Marr v. Rowell

This is an appeal from a judgment entered after an order sustaining a general demurrer to the complaint without leave to amend.

[1] The action is for personal injuries, and was instituted by the plaintiff against the defendants Milo L. Rowell and H. S. Whistler, the lessor and lessee respectively of certain premises in which the injury occurred. The court overruled the demurrer as to Whistler, the lessee, and sustained it as to Rowell, the owner, apparently on the erroneous theory that the premises, being in possession of the lessee, the owner thereof could not be liable.

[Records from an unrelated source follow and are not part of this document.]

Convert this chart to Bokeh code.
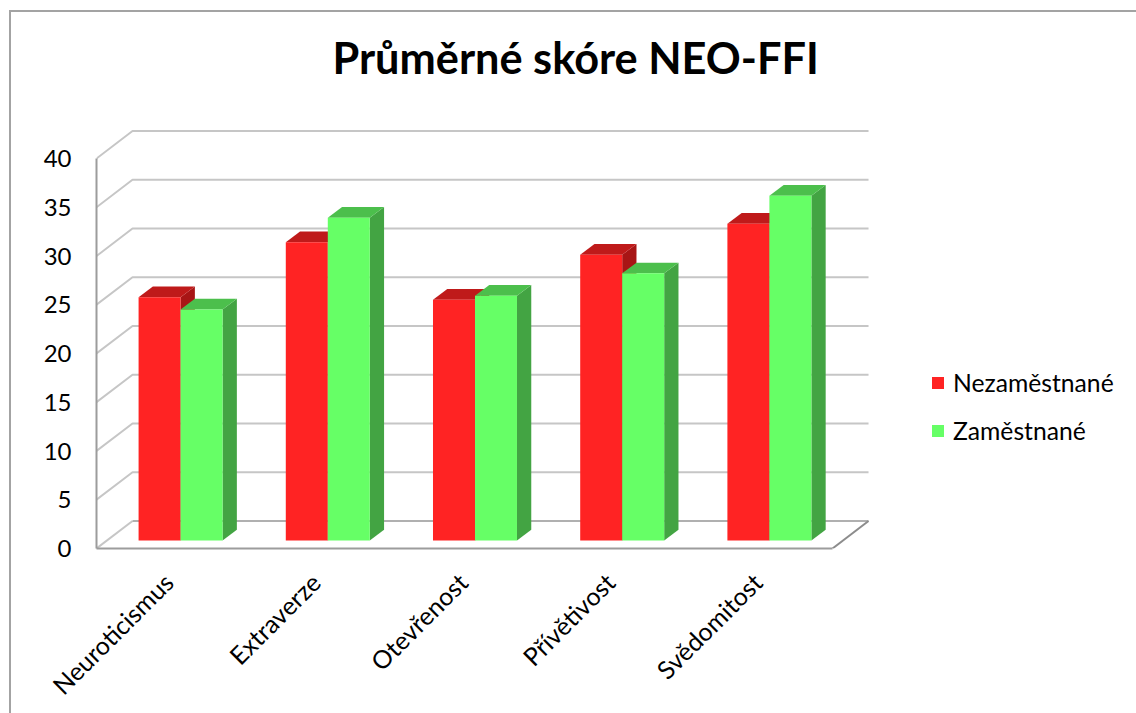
from bokeh.plotting import figure
from bokeh.embed import file_html
from bokeh.resources import INLINE
from bokeh.models import (FixedTicker, InlineStyleSheet, Legend, LegendItem, Range1d, Title)

title_text = "Průměrné skóre NEO-FFI"
categories = ["Neuroticismus", "Extraverze", "Otevřenost", "Přívětivost", "Svědomitost"]
nezamestnane = [24.95, 30.6, 24.7, 29.3, 32.5]
zamestnane = [23.7, 33.1, 25.1, 27.4, 35.35]
y_ticks = [0, 5, 10, 15, 20, 25, 30, 35, 40]
series_names = ["Nezaměstnané", "Zaměstnané"]

FONT = "Lato"
FLOOR_DX, FLOOR_DY = 0.2446, 2.82     # depth of the whole 3D floor
BAR_DX, BAR_DY = 0.097, 1.10          # depth of one bar
PLANE_DX, PLANE_DY = 0.0712, 0.82     # where bar fronts stand on the floor
BAR_W = 0.2853
n = len(categories)

# chart-area border: open to the right and bottom like the cropped original
frame_css = InlineStyleSheet(css=""":host::after {
  content: ""; position: absolute; left: 9px; top: 10px; right: 0; bottom: 0;
  border-left: 2px solid #a3a3a3; border-top: 2px solid #a3a3a3; pointer-events: none;
}""")

p = figure(width=1136, height=713, output_backend="svg", toolbar_location=None,
           x_range=Range1d(0, 7.065), y_range=Range1d(0, 47.59),
           min_border_left=96, min_border_right=0, min_border_top=84, min_border_bottom=165,
           outline_line_color=None, background_fill_color="white", border_fill_color="white",
           stylesheets=[frame_css])
p.grid.visible = False

# back-wall gridlines and side-wall diagonals
gx = [[0, FLOOR_DX, n + FLOOR_DX] for t in y_ticks if t > 0]
gy = [[t, t + FLOOR_DY, t + FLOOR_DY] for t in y_ticks if t > 0]
p.multi_line(gx, gy, line_color="#c6c6c6", line_width=2)
# floor
p.line([0, FLOOR_DX], [0, FLOOR_DY], line_color="#c6c6c6", line_width=2)
p.line([FLOOR_DX, n + FLOOR_DX], [FLOOR_DY, FLOOR_DY], line_color="#b0b0b0", line_width=2)
p.line([n, n + FLOOR_DX], [0, FLOOR_DY], line_color="#8c8c8c", line_width=2)


def draw_series(values, shift, front, top, side):
    left = [i + 0.5 + PLANE_DX + shift for i in range(n)]
    right = [x + BAR_W for x in left]
    y0 = PLANE_DY
    y1 = [v + PLANE_DY for v in values]
    p.patches([[r, r + BAR_DX, r + BAR_DX, r] for r in right],
              [[y0, y0 + BAR_DY, t + BAR_DY, t] for t in y1],
              fill_color=side, line_color=None)
    p.patches([[l, l + BAR_DX, r + BAR_DX, r] for l, r in zip(left, right)],
              [[t, t + BAR_DY, t + BAR_DY, t] for t in y1],
              fill_color=top, line_color=None)
    return p.quad(left=left, right=right, bottom=y0, top=y1, fill_color=front, line_color=None)


r1 = draw_series(nezamestnane, -BAR_W, "#ff2323", "#bf1a1a", "#a81515")
r2 = draw_series(zamestnane, 0, "#66ff66", "#4cbf4c", "#43a443")

# axes
yax = p.yaxis[0]
yax.ticker = FixedTicker(ticks=y_ticks)
yax.bounds = (0, 40)
yax.axis_line_color = "#9c9c9c"
yax.axis_line_width = 2
yax.major_tick_line_color = None
yax.minor_tick_line_color = None
yax.major_label_standoff = 19
yax.major_label_text_font = FONT
yax.major_label_text_font_size = "24px"
yax.major_label_text_color = "black"

LABEL_NUDGE = 0.012  # rotated labels sit slightly left of each category centre
xax = p.xaxis[0]
xax.ticker = FixedTicker(ticks=[i + 0.5 - LABEL_NUDGE for i in range(n)])
xax.major_label_overrides = {i + 0.5 - LABEL_NUDGE: c for i, c in enumerate(categories)}
xax.bounds = (0, n)
xax.axis_line_color = "#9c9c9c"
xax.axis_line_width = 2
xax.major_tick_line_color = None
xax.minor_tick_line_color = None
xax.major_label_orientation = 0.785398
xax.major_label_standoff = 23
xax.major_label_text_font = FONT
xax.major_label_text_font_size = "25px"
xax.major_label_text_color = "black"

# title
p.add_layout(Title(text=title_text, align="left", offset=236, standoff=3, text_font=FONT, text_font_size="43.3px",
                   text_font_style="bold", text_color="black"), "above")

# legend
legend = Legend(items=[LegendItem(label=series_names[0], renderers=[r1]),
                       LegendItem(label=series_names[1], renderers=[r2])],
                location=(834, 103), orientation="vertical", padding=0, margin=0, spacing=19,
                glyph_width=15, glyph_height=15, label_standoff=8,
                label_text_font=FONT, label_text_font_size="24.7px", label_text_color="black",
                background_fill_alpha=0, border_line_color=None)
p.add_layout(legend, "center")

open("out.html", "w").write(file_html(p, INLINE))
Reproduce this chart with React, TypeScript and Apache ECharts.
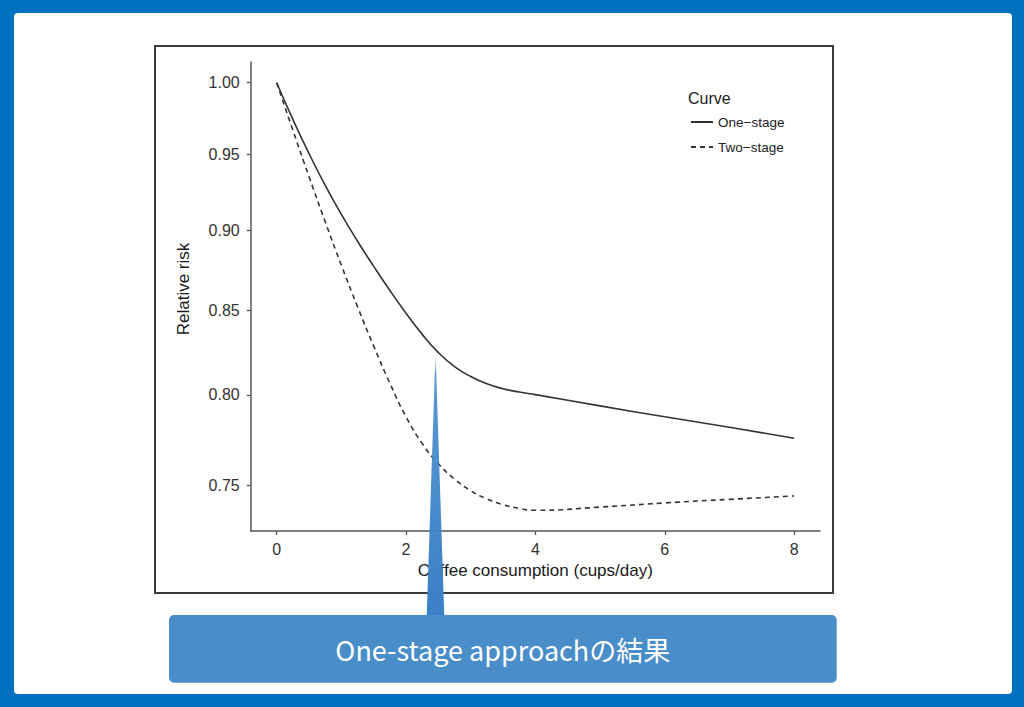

From the complaint it appears that the plaintiff attempted to allege a cause of action against both the lessor and lessee of the building on the theory that each of them was responsible for the injury — the lessee for the negligent use, and the lessor for the negligent construction of a fire-escape forming part of said building. On this theory a cause of action may be maintained against both defendants. (Rider v. Clark, 132 Cal. 382, [64 P. 564]; Kalis v. Shattuck, 69 Cal. 593, 597, [58 Am. Rep. 568, 11 P. 346].) And the most that can be said against this complaint is that it imperfectly alleges a cause of action against the lessor, for which reason, no doubt, he might have specially demurred; but containing, as it does in the last analysis, we think, sufficient facts to constitute a cause of action against said defendant, the court was in error in sustaining his general demurrer. (Shaake v. Eagle, 135 Cal. 472, [63 P. 1025, 67 P. 759]; Payne v. Baehr, 153 Cal. 447, [95 P. 895]; Robertson v. Burrell, 110 Cal. 579, [42 P. 1086]; Norton v. Bassett, 158 Cal. 427, [111 P. 253].)

The judgment is reversed.

Richards, J., and Beasly, P. J., pro tem., concurred. *Page 149

A petition to have the cause heard in the supreme court, after judgment in the district court of appeal, was denied by the supreme court on January 2, 1920.

All the Justices, except Wilbur, J., concurred.